4.1.4. La statistique, une façon d’admettre le présent et d’anticiper le futur

La statistique permet de porter un regard mesuré sur le passé. Elle offre ainsi la possibilité d’une comparaison quantifiée d’aujourd’hui, pour éclairer le présent. Mais surtout, elle oblige l’ouverture d’une exigence de transparence des critères et des mesures qui ont permis l’élaboration de ces chiffres. L’orthographe fournit un exemple anecdotique montrant que l’on doit passer de la méfiance face à une somme d’exceptions hermétiques, à une analyse raisonnée de l’écrit. Relisons en cela, les propos de Bernard Pivot, préfaçant l’ouvrage de J.P. Colignon, intitulé “L’orthographe, c’est logique !” en ces termes (COLIGNON, 2003, pp. 5-6) :

‘« L’idée s’est répandue dans le public que l’orthographe française est difficile parce qu’elle s’est constituée au petit bonheur la chance, qu’elle obéit rarement à des règles, que d’ailleurs les exceptions en sont la monnaie courante […]. Faux, parce que “l’orthographe, c’est logique !” Ça ne l’est pas toujours, mais ça l’est le plus souvent. […] Les probabilités de tomber sur l’orthographe juste sont autrement plus grandes quand on a de la jugeote et l’esprit rigoureux que lorsqu’on se fie “au flair” et à la chance ». ’

Regard sur le passé et le présent, mais aussi sur le futur ; le chemin semble plus long car il intrigue depuis longtemps les scientifiques comme l’humanité en général.
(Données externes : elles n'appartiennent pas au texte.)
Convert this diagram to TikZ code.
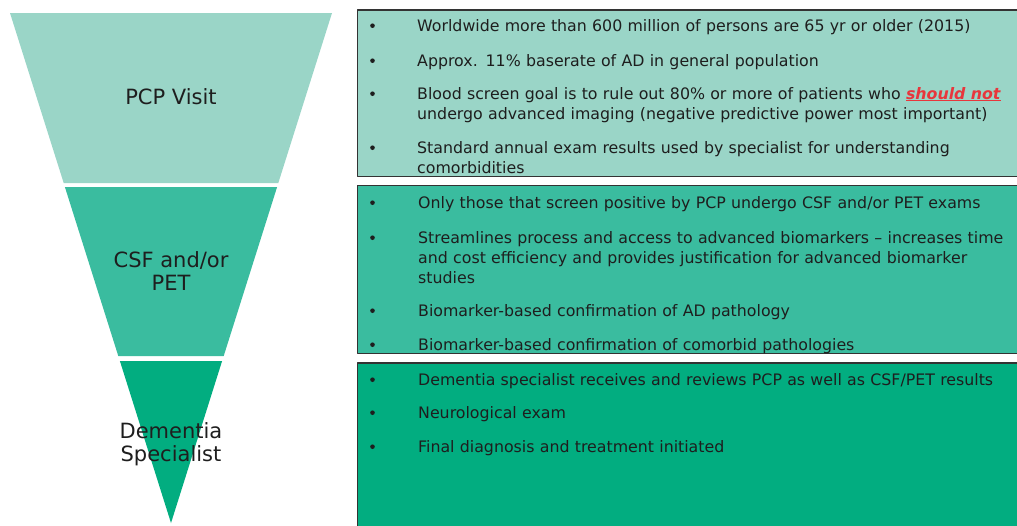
\documentclass[tikz,border=0pt]{standalone}
\usepackage{fontspec}
\setmainfont{DejaVu Sans}
\usepackage{tikz}
\definecolor{pcpfill}{HTML}{9AD5C7}
\definecolor{csffill}{HTML}{3ABC9F}
\definecolor{specfill}{HTML}{02AD80}
\definecolor{txt}{HTML}{1E1E1E}
\definecolor{warn}{HTML}{E8363C}

\begin{document}
\begin{tikzpicture}[x=1pt,y=-1pt,line join=round]
\tikzstyle{stage} = [font=\fontsize{21}{22.5}\selectfont,text=txt,align=center,inner sep=0pt]
\tikzstyle{box} = [draw=black!80,line width=1.3pt]
\tikzstyle{item} = [font=\fontsize{15.8}{20}\selectfont,text=txt,anchor=base west,align=left,text width=640pt,inner sep=0pt]
\clip (0,0) rectangle (1017,525);
\fill[white] (0,0) rectangle (1017,525);
% funnel
\fill[pcpfill](10,13)--(332,13)--(278.3,183)--(63.7,183)--cycle;
\fill[csffill](64.9,187)--(277.1,187)--(223.7,356)--(118.3,356)--cycle;
\fill[specfill](119.9,361)--(222.1,361)--(171,523)--cycle;
\path[stage]
  (171,97) node (pcp) {PCP Visit}
  (171,271) node (csf) {CSF and/or\\PET}
  (171,444) node (spec) {Dementia\\Specialist};
% boxes
\filldraw[box,fill=pcpfill](357.7,10) rectangle (1030,176.7);
\filldraw[box,fill=csffill](357.7,185.5) rectangle (1030,353.5);
\filldraw[box,fill=specfill](357.7,363) rectangle (1030,540);
\foreach \y in {31,66,99,153,208,243,316,350,385,418,452}
  \fill[txt] (372.5,\y-5.3) circle (2.3pt);
\path[item]
  (417,31) node (world) {Worldwide more than 600 million of persons are 65 yr or older (2015)}
  (417,66) node (base) {Approx. 11\% baserate of AD in general population}
  (417,99) node (blood) {Blood screen goal is to rule out 80\% or more of patients who {\color{warn}\underline{\textbf{\textit{should not}}}}\\undergo advanced imaging (negative predictive power most important)}
  (417,153) node (annual) {Standard annual exam results used by specialist for understanding\\comorbidities};
\path[item]
  (418,208) node (only) {Only those that screen positive by PCP undergo CSF and/or PET exams}
  (418,243) node (stream) {Streamlines process and access to advanced biomarkers – increases time\\and cost efficiency and provides justification for advanced biomarker\\studies}
  (418,316) node (adpath) {Biomarker-based confirmation of AD pathology}
  (418,350) node (comorb) {Biomarker-based confirmation of comorbid pathologies};
\path[item]
  (418,385) node (review) {Dementia specialist receives and reviews PCP as well as CSF/PET results}
  (418,418) node (neuro) {Neurological exam}
  (418,452) node (final) {Final diagnosis and treatment initiated};
\end{tikzpicture}
\end{document}
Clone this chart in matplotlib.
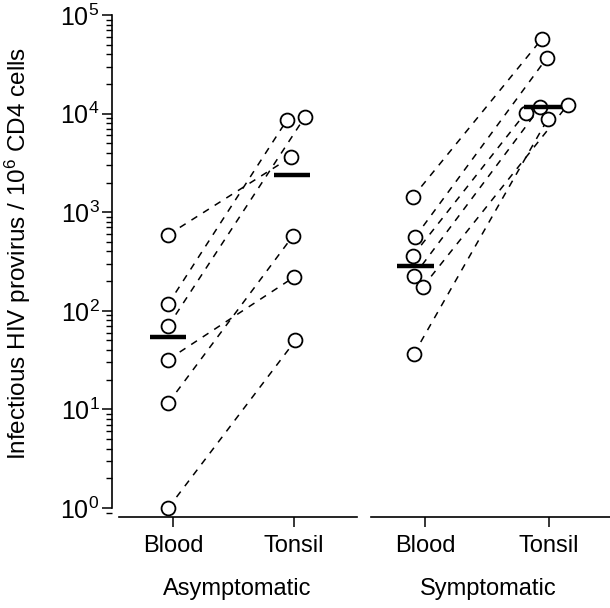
import matplotlib.pyplot as plt
from matplotlib.ticker import LogLocator, NullFormatter, FixedLocator

plt.rcParams['font.family'] = ['Liberation Sans', 'DejaVu Sans']
plt.rcParams['mathtext.fontset'] = 'custom'
plt.rcParams['mathtext.rm'] = 'Liberation Sans'
plt.rcParams['mathtext.it'] = 'Liberation Sans:italic'

# data (infectious provirus per 10^6 CD4 cells)
sites = ['Blood', 'Tonsil']
groups = ['Asymptomatic', 'Symptomatic']

asym_blood = [590, 117, 70, 32, 11.6, 1.0]
asym_tonsil = [3600, 8600, 9300, 220, 575, 50]
asym_medians = [54, 2400]

sym_blood = [1420, 560, 360, 226, 174, 36.5]
sym_tonsil = [57000, 36500, 10200, 11700, 12300, 8900]
sym_medians = [285, 11700]

# small horizontal offsets of the circles, as in the figure
asym_dx = ([-0.04] * 6, [-0.03, -0.06, 0.09, 0.0, -0.01, 0.01])
sym_dx = ([-0.1, -0.08, -0.1, -0.09, -0.02, -0.09],
          [-0.06, -0.02, -0.19, -0.07, 0.15, -0.01])

fontsize = 17
W, H = 610, 608
fig = plt.figure(figsize=(W / 100, H / 100), dpi=100)

ylo, yhi = 10 ** -0.091, 10 ** 5.0
ax1 = fig.add_axes([112 / W, (H - 517) / H, 250 / W, 502 / H])
ax2 = fig.add_axes([366 / W, (H - 517) / H, 244 / W, 502 / H])


def draw(ax, blood, tonsil, medians, dx, group, xlim, xbounds, centers):
    for b, t, d0, d1 in zip(blood, tonsil, dx[0], dx[1]):
        ax.plot([0 + d0, 1 + d1], [b, t], color='black', lw=1.1,
                dashes=(4.5, 4.5), zorder=1)
        ax.plot([0 + d0, 1 + d1], [b, t], ls='none', marker='o', ms=10,
                mfc='white', mec='black', mew=1.3, zorder=3)
    for c, m in zip(centers, medians):
        ax.plot([c - 0.15, c + 0.15], [m, m], color='black', lw=3.2,
                solid_capstyle='butt', zorder=4)
    ax.set_yscale('log')
    ax.set_ylim(ylo, yhi)
    ax.set_xlim(*xlim)
    ax.set_xticks([0, 1])
    ax.set_xticklabels(sites, fontsize=fontsize)
    ax.tick_params(axis='x', direction='out', length=7, width=1.1, pad=6)
    ax.spines['top'].set_visible(False)
    ax.spines['right'].set_visible(False)
    ax.spines['bottom'].set_bounds(*xbounds)
    ax.spines['bottom'].set_linewidth(1.2)
    ax.set_xlabel(group, fontsize=fontsize, labelpad=15)


draw(ax1, asym_blood, asym_tonsil, asym_medians, asym_dx, groups[0],
     (-0.504, 1.56), (-0.446, 1.52), (-0.04, 0.98))
draw(ax2, sym_blood, sym_tonsil, sym_medians, sym_dx, groups[1],
     (-0.476, 1.49), (-0.435, 1.49), (-0.08, 0.95))

# y axis only on the left panel
ax1.spines['left'].set_bounds(1, 1e5)
ax1.spines['left'].set_linewidth(1.2)
ax1.yaxis.set_major_locator(FixedLocator([10 ** k for k in range(6)]))
ax1.yaxis.set_minor_locator(LogLocator(base=10, subs=range(2, 10), numticks=20))
ax1.yaxis.set_minor_formatter(NullFormatter())
ax1.set_yticklabels([r'$\mathregular{10^{%d}}$' % k for k in range(6)], fontsize=18)
ax1.tick_params(axis='y', which='major', direction='out', length=7, width=1.1, pad=2)
ax1.tick_params(axis='y', which='minor', direction='out', length=4, width=1.0)
ax1.set_ylim(ylo, yhi)

ax2.spines['left'].set_visible(False)
ax2.set_yticks([])
ax2.yaxis.set_minor_locator(FixedLocator([]))

fig.text(18 / W, 1 - 253 / H, r'Infectious HIV provirus / $\mathregular{10^{6}}$ CD4 cells',
         rotation=90, ha='center', va='center', fontsize=17.5)

plt.savefig('out.png', dpi=100)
Pour cela, relisons la thèse de Jean-Claude Oriol. Ce dernier montre que très tôt déjà, dans la période babylonienne du premier millénaire, où des notations liées au cadastre portaient des indications concernant le lever du soleil et de la lune « permettant ainsi l'apparition d'une vraie astronomie prévisionnelle » (GOODY, 1993, p.167). Ces faits donc montrent, toujours selon cet auteur (p. 10) :

‘« qu’en quelques pas nous sommes passés de listes d’objets et de nombres, c'est-à-dire un début des statistiques descriptives à une véritable approche de statistiques prévisionnelles. Ce double aspect de ces listes, d’une part le codage réservé à ceux qui en connaissent les clés, et d’autre part la prévision d’un futur par essence imprévisible, va installer pour longtemps respect et défiance vis-à-vis du statistique. Comment en effet ne pas être empli de respect pour celui qui sait à l’avance ce que l’on va trouver dans une jarre ou dans une tablette d’argile et ne pas craindre celui qui par la lecture des tables arrive à prévoir les phases de la lune ? ». ’

Et, en revenant à un développement de la pensée scientifique nourrie de la pensée d’Aristote, Jean-Claude Oriol fait remarquer qu’elle servit de point d’appui à la doctrine officielle de l’église, par la démarche de Thomas d’Aquin (1225-1274). Cependant, il ajoute alors (ORIOL, 2007, p. 20) :

‘« Mais ce qui a permis le développement de la pensée et de la méthode scientifique, devient un obstacle pour développer une pensée statistique, […car] lorsqu’on lit chez Aristote (Aristote, Derniers analytiques) dans le début du chapitre VIII des « Derniers analytiques » : “ Toute conclusion démontrée est éternelle : il n'y a donc pas de démonstration pour les choses périssables, de même qu'il n'y a pour elles que science d'accident. - Les définitions sont éternelles comme les démonstrations, dont elles ne sont qu'une forme. – La démonstration peut s'appliquer à certaines choses passagères, mais dont l'essence est éternelle, par exemple certains phénomènes naturels ” on retient qu’ « il n’y a pas de démonstration pour les choses périssables ». ’

Après ce rappel, il appert que la prévision du futur s’est installée comme un affront à l’ordre religieux pour qui seul Dieu peut prévoir et régenter toute destinée. L’organisation d’une pensée statistique, s’ancrant dans l’axe du temps, tirant des conclusions, sources de projection et d’orientation des actions de l’homme, ne fut jamais chose facile. La transgression ne fut possible que par le biais de la recherche permettant d’échafauder la théorie des jeux (Pascal…). Néanmoins, force est de constater que cet interdit perdure sous forme d’effets imperceptibles et inconscients : qui n’a pas entendu parler de ces chercheurs férus de respect à l’encontre des méthodes rationnelles dans leur besogne professionnelle mais qui s’en réfèrent aux prédictions d’un voyant pour répondre à leurs interrogations personnelles ? Cette protection par la statistique face au risque d’enfermement dans une lecture actuelle, et spontanée des événements, complète l’effet d’analyse objective des aspects pédagogiques de la formation de l’élève, obligé de surseoir ainsi à notre intention spontanée de résultat immédiat.